From a financial structure standpoint, talent management companies at the growth stage face a classic scaling dilemma: to serve more clients at a higher level, they need more operational support, but the cost of full-time staff is prohibitive until the commission income base is large enough to justify it. A VA bridges this gap, providing a professional operational function at a variable cost that scales with the size of the roster rather than requiring a fixed headcount commitment that precedes the revenue growth it enables.

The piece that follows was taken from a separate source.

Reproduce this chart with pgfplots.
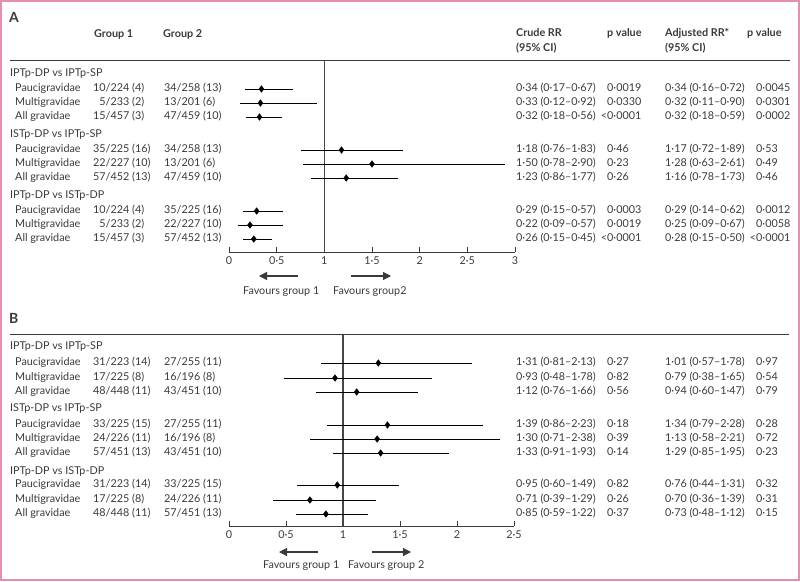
\documentclass[border=0pt]{standalone}
\usepackage{fontspec}
\setmainfont{Lato}
\usepackage{pgfplots}
\usepackage{pgfplotstable}
\pgfplotsset{compat=1.18}
\usetikzlibrary{arrows.meta}
\definecolor{txt}{HTML}{3A3A3A}
\definecolor{frm}{HTML}{E58FB0}

% y = row position (pixels from top), rr = crude RR, lo/hi = 95% CI
\pgfplotstableread{
y rr lo hi
89 0.34 0.17 0.67
103 0.33 0.12 0.92
117 0.32 0.18 0.56
150 1.18 0.76 1.83
164 1.50 0.78 2.90
178 1.23 0.86 1.77
211 0.29 0.15 0.57
225 0.22 0.09 0.57
239 0.26 0.15 0.45
}\dataA

\pgfplotstableread{
y rr lo hi
363 1.31 0.81 2.13
378 0.93 0.48 1.78
392 1.12 0.76 1.66
425 1.39 0.86 2.23
439 1.30 0.71 2.38
453 1.33 0.91 1.93
485 0.95 0.60 1.49
500 0.71 0.39 1.29
514 0.85 0.59 1.22
}\dataB

\pgfplotsset{forest/.style={
  scale only axis, clip=false, y dir=reverse,
  axis x line*=bottom, axis y line=none,
  axis line style={-, draw=txt, line width=0.8pt},
  tick align=inside, major tick length=5pt,
  tick style={draw=txt, line width=0.8pt},
  x tick label style={font=\fontsize{10.8}{12}\selectfont, text=txt, yshift=-1pt},
}}
\pgfplotsset{fp/.style={only marks, mark=diamond*, mark size=3.3pt,
  mark options={fill=black, draw=black},
  error bars/.cd, x dir=both, x explicit, error mark=none,
  error bar style={line width=0.9pt, draw=black}}}

\newcommand\row[8]{%
  \node[T] at (15,#1) {#2};
  \node[T] at (93,#1) {#3};
  \node[T] at (164,#1) {#4};
  \node[T] at (516,#1) {#5};
  \node[T] at (607,#1) {#6};
  \node[T] at (665,#1) {#7};
  \node[T] at (756,#1) {#8};}

\begin{document}
\begin{tikzpicture}[font=\fontsize{10.8}{12}\selectfont]
\path[use as bounding box] (0pt,0pt) rectangle (800pt,-581pt);
\draw[frm, line width=1.6pt] (0.8pt,-0.8pt) rectangle (799.2pt,-580.2pt);

% ---------- Panel A axis ----------
\begin{axis}[forest, at={(229pt,-252pt)}, anchor=south west,
  width=286pt, height=192pt, xmin=0, xmax=3, ymin=60, ymax=252,
  xtick={0,0.5,1,1.5,2,2.5,3}, xticklabels={0,0·5,1,1·5,2,2·5,3}]
\addplot[gray!55!black, line width=1.2pt] coordinates {(1,60) (1,252)};
\addplot[fp] table[x=rr, y=y, x error plus expr=\thisrow{hi}-\thisrow{rr},
  x error minus expr=\thisrow{rr}-\thisrow{lo}] {\dataA};
\end{axis}

% ---------- Panel B axis ----------
\begin{axis}[forest, at={(229pt,-526pt)}, anchor=south west,
  width=285pt, height=192pt, xmin=0, xmax=2.5, ymin=334, ymax=526,
  xtick={0,0.5,1,1.5,2,2.5}, xticklabels={0,0·5,1,1·5,2,2·5}]
\addplot[gray!55!black, line width=1.2pt] coordinates {(1,334) (1,526)};
\addplot[fp] table[x=rr, y=y, x error plus expr=\thisrow{hi}-\thisrow{rr},
  x error minus expr=\thisrow{rr}-\thisrow{lo}] {\dataB};
\end{axis}

\begin{scope}[x=1pt, y=-1pt, T/.style={anchor=west, inner sep=0pt, text=txt, text height=8pt, text depth=2.5pt},
  H/.style={T, font=\fontsize{10.8}{12}\selectfont\bfseries}]
% Panel A header
\node[anchor=west, inner sep=0pt, text=txt, font=\fontsize{14}{15}\selectfont\bfseries] at (9,17) {A};
\node[H] at (94,35) {Group 1};
\node[H] at (163,35) {Group 2};
\node[H] at (516,34) {Crude RR};
\node[H] at (516,49) {(95\% CI)};
\node[H] at (607,34) {p value};
\node[H] at (665,34) {Adjusted RR*};
\node[H] at (665,49) {(95\% CI)};
\node[H] at (747,34) {p value};
\draw[txt, line width=0.9pt] (10,60) -- (790,60);

\node[T] at (10,74) {IPTp-DP vs IPTp-SP};
\row{89}{Paucigravidae}{10/224 (4)}{34/258 (13)}{0·34 (0·17–0·67)}{0·0019}{0·34 (0·16–0·72)}{0·0045}
\row{103}{Multigravidae}{\phantom{1}5/233 (2)}{13/201 (6)}{0·33 (0·12–0·92)}{0·0330}{0·32 (0·11–0·90)}{0·0301}
\row{117}{All gravidae}{15/457 (3)}{47/459 (10)}{0·32 (0·18–0·56)}{\llap{<}0·0001}{0·32 (0·18–0·59)}{0·0002}
\node[T] at (10,135) {ISTp-DP vs IPTp-SP};
\row{150}{Paucigravidae}{35/225 (16)}{34/258 (13)}{1·18 (0·76–1·83)}{0·46}{1·17 (0·72–1·89)}{0·53}
\row{164}{Multigravidae}{22/227 (10)}{13/201 (6)}{1·50 (0·78–2·90)}{0·23}{1·28 (0·63–2·61)}{0·49}
\row{178}{All gravidae}{57/452 (13)}{47/459 (10)}{1·23 (0·86–1·77)}{0·26}{1·16 (0·78–1·73)}{0·46}
\node[T] at (10,196) {IPTp-DP vs ISTp-DP};
\row{211}{Paucigravidae}{10/224 (4)}{35/225 (16)}{0·29 (0·15–0·57)}{0·0003}{0·29 (0·14–0·62)}{0·0012}
\row{225}{Multigravidae}{\phantom{1}5/233 (2)}{22/227 (10)}{0·22 (0·09–0·57)}{0·0019}{0·25 (0·09–0·67)}{0·0058}
\row{239}{All gravidae}{15/457 (3)}{57/452 (13)}{0·26 (0·15–0·45)}{\llap{<}0·0001}{0·28 (0·15–0·50)}{\llap{<}0·0001}

\draw[txt, line width=1.2pt, -{Triangle[length=8pt,width=8pt]}] (298,276) -- (259,276);
\draw[txt, line width=1.2pt, -{Triangle[length=8pt,width=8pt]}] (351,276) -- (391,276);
\node[T] at (243,292) {Favours group 1};
\node[T] at (333,292) {Favours group2};

% Panel B
\node[anchor=west, inner sep=0pt, text=txt, font=\fontsize{14}{15}\selectfont\bfseries] at (9,318) {B};
\draw[txt, line width=0.9pt] (10,334) -- (789,334);
\node[T] at (10,347) {IPTp-DP vs IPTp-SP};
\row{363}{Paucigravidae}{31/223 (14)}{27/255 (11)}{1·31 (0·81–2·13)}{0·27}{1·01 (0·57–1·78)}{0·97}
\row{378}{Multigravidae}{17/225 (8)}{16/196 (8)}{0·93 (0·48–1·78)}{0·82}{0·79 (0·38–1·65)}{0·54}
\row{392}{All gravidae}{48/448 (11)}{43/451 (10)}{1·12 (0·76–1·66)}{0·56}{0·94 (0·60–1·47)}{0·79}
\node[T] at (10,409) {ISTp-DP vs IPTp-SP};
\row{425}{Paucigravidae}{33/225 (15)}{27/255 (11)}{1·39 (0·86–2·23)}{0·18}{1·34 (0·79–2·28)}{0·28}
\row{439}{Multigravidae}{24/226 (11)}{16/196 (8)}{1·30 (0·71–2·38)}{0·39}{1·13 (0·58–2·21)}{0·72}
\row{453}{All gravidae}{57/451 (13)}{43/451 (10)}{1·33 (0·91–1·93)}{0·14}{1·29 (0·85–1·95)}{0·23}
\node[T] at (10,472) {IPTp-DP vs ISTp-DP};
\row{485}{Paucigravidae}{31/223 (14)}{33/225 (15)}{0·95 (0·60–1·49)}{0·82}{0·76 (0·44–1·31)}{0·32}
\row{500}{Multigravidae}{17/225 (8)}{24/226 (11)}{0·71 (0·39–1·29)}{0·26}{0·70 (0·36–1·39)}{0·31}
\row{514}{All gravidae}{48/448 (11)}{57/451 (13)}{0·85 (0·59–1·22)}{0·37}{0·73 (0·48–1·12)}{0·15}

\draw[txt, line width=1.2pt, -{Triangle[length=8pt,width=8pt]}] (318,552) -- (279,552);
\draw[txt, line width=1.2pt, -{Triangle[length=8pt,width=8pt]}] (372,552) -- (411,552);
\node[T] at (263,566) {Favours group 1};
\node[T] at (348,566) {Favours group 2};
\end{scope}
\end{tikzpicture}
\end{document}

The contract management function alone often pays for the VA. Missed option deadlines, overlooked exclusivity windows, and unreported payment delays are costly errors that occur in operations where contract tracking is handled reactively. A VA maintaining a proactive contract calendar and sending alerts thirty, sixty, and ninety days in advance of key dates eliminates these risks and protects the legal and financial interests of every client on the roster.
"I manage twelve artists across music, TV, and brand work. Without my VA keeping track of every obligation and every deadline, I would be constantly reacting to crises. Now I'm focused on building, not firefighting." — Talent Manager, New York NY
How to Get Started with a Virtual Assistant for Your Talent Management Company
Begin with a roster audit. For each client, document every active contract, every upcoming performance commitment, every press obligation, and every brand deliverable on a single master tracking sheet. This exercise is often illuminating — most managers discover obligations they had mentally noted but never formally tracked. The completed audit becomes your VA's operational home base.

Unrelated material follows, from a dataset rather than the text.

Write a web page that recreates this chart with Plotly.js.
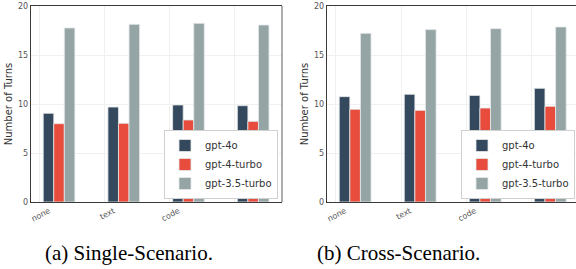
<!DOCTYPE html>
<html>
<head>
<meta charset="utf-8">
<script src="https://cdn.plot.ly/plotly-3.0.1.min.js"></script>
<style>
html,body{margin:0;padding:0;background:#fff;}
#chart{width:576px;height:269px;}
</style>
</head>
<body>
<div id="chart"></div>
<script>
// ---- data ----
const categories = ['none', 'text', 'code', ''];
const models = ['gpt-4o', 'gpt-4-turbo', 'gpt-3.5-turbo'];
const colors = ['#34495e', '#e74c3c', '#95a5a6'];

const singleGpt4o = [9.05, 9.69, 9.9, 9.83];
const singleGpt4turbo = [7.99, 8.03, 8.37, 8.23];
const singleGpt35turbo = [17.76, 18.13, 18.23, 18.06];

const crossGpt4o = [10.75, 10.99, 10.88, 11.6];
const crossGpt4turbo = [9.46, 9.35, 9.59, 9.76];
const crossGpt35turbo = [17.21, 17.59, 17.69, 17.86];

const yTicks = [0, 5, 10, 15, 20];
const captions = ['(a) Single-Scenario.', '(b) Cross-Scenario.'];

// ---- build ----
const idx = categories.map((c, i) => i);
const barW = 0.163;
const barStart = 0.05;

function makeTraces(series, xa, ya, legendName) {
  return series.map((vals, k) => ({
    type: 'bar',
    x: idx,
    y: vals,
    name: models[k],
    xaxis: xa,
    yaxis: ya,
    legend: legendName,
    width: barW,
    offset: barStart + k * barW,
    marker: {color: colors[k], line: {color: '#e6e9ea', width: 0.8}},
    hoverinfo: 'skip'
  }));
}

const traces = [
  ...makeTraces([singleGpt4o, singleGpt4turbo, singleGpt35turbo], 'x', 'y', 'legend'),
  ...makeTraces([crossGpt4o, crossGpt4turbo, crossGpt35turbo], 'x2', 'y2', 'legend2')
];

const H = 269, W = 576;
const yDom = [(H - 202) / H, (H - 6) / H];
const tickFont = {family: 'DejaVu Sans', size: 8, color: '#555'};

function xAxis(domain, range) {
  return {
    domain: domain, range: range, tickmode: 'array', tickvals: idx, ticktext: categories,
    tickangle: -28, tickfont: tickFont, ticklabelshift: 9, ticklabelstandoff: 0,
    showgrid: true, gridcolor: '#f0f0f0', gridwidth: 1,
    zeroline: false, showline: true, linecolor: '#3a3a3a', linewidth: 1.3, mirror: true,
    ticks: '', ticklen: 0, fixedrange: true
  };
}
function yAxis(anchor) {
  return {
    domain: yDom, range: [0, 20], tickvals: yTicks, anchor: anchor,
    tickfont: {family: 'DejaVu Sans', size: 8, color: '#555'},
    showgrid: true, gridcolor: '#f0f0f0', zeroline: false,
    showline: true, linecolor: '#3a3a3a', linewidth: 1.3, ticks: '',
    title: {text: 'Number of Turns', font: {family: 'DejaVu Sans', size: 10, color: '#333'}, standoff: 3},
    fixedrange: true
  };
}

const legendCommon = {
  bgcolor: '#ffffff', bordercolor: '#d0d0d0', borderwidth: 1,
  font: {family: 'DejaVu Sans', size: 10, color: '#333'},
  xanchor: 'right', yanchor: 'bottom', tracegroupgap: 0, itemwidth: 30
};

const layout = {
  width: W, height: H,
  margin: {l: 0, r: 0, t: 0, b: 0},
  paper_bgcolor: '#fff', plot_bgcolor: '#fff',
  bargap: 0, barmode: 'overlay',
  showlegend: true,
  xaxis: xAxis([31 / W, 282 / W], [-0.139, 3.74]),
  yaxis: yAxis('x'),
  xaxis2: xAxis([327 / W, 1], [-0.138, 3.69]),
  yaxis2: yAxis('x2'),
  legend: Object.assign({}, legendCommon, {x: 278 / W, y: (H - 199) / H}),
  legend2: Object.assign({}, legendCommon, {x: 575 / W, y: (H - 199) / H}),
  shapes: [
    {type: 'line', xref: 'paper', yref: 'paper', x0: 282 / W, x1: 282 / W, y0: yDom[0], y1: yDom[1],
     line: {color: '#9a9a9a', width: 1.6}}
  ],
  annotations: [
    {text: captions[0], xref: 'paper', yref: 'paper', x: 129 / W, y: (H - 253) / H,
     xanchor: 'center', yanchor: 'middle', showarrow: false,
     font: {family: 'Liberation Serif', size: 21, color: '#000'}},
    {text: captions[1], xref: 'paper', yref: 'paper', x: 398 / W, y: (H - 253) / H,
     xanchor: 'center', yanchor: 'middle', showarrow: false,
     font: {family: 'Liberation Serif', size: 21, color: '#000'}}
  ]
};

Plotly.newPlot('chart', traces, layout, {staticPlot: true, displayModeBar: false});
</script>
</body>
</html>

Artist calendar management is the first active function to delegate. Provide your VA with access to each artist's scheduling system and your preferred calendar tool, and establish a weekly calendar review process where all incoming requests are logged, conflicts are flagged, and confirmed commitments are added to the master schedule.
Contract tracking and booking offer management are natural next steps. Build a contract database template and a booking offer log, train your VA on the key fields that matter for each document type, and establish escalation guidelines for offers or contract issues that require immediate manager judgment. Within the first month, a capable VA can own these functions with minimal oversight.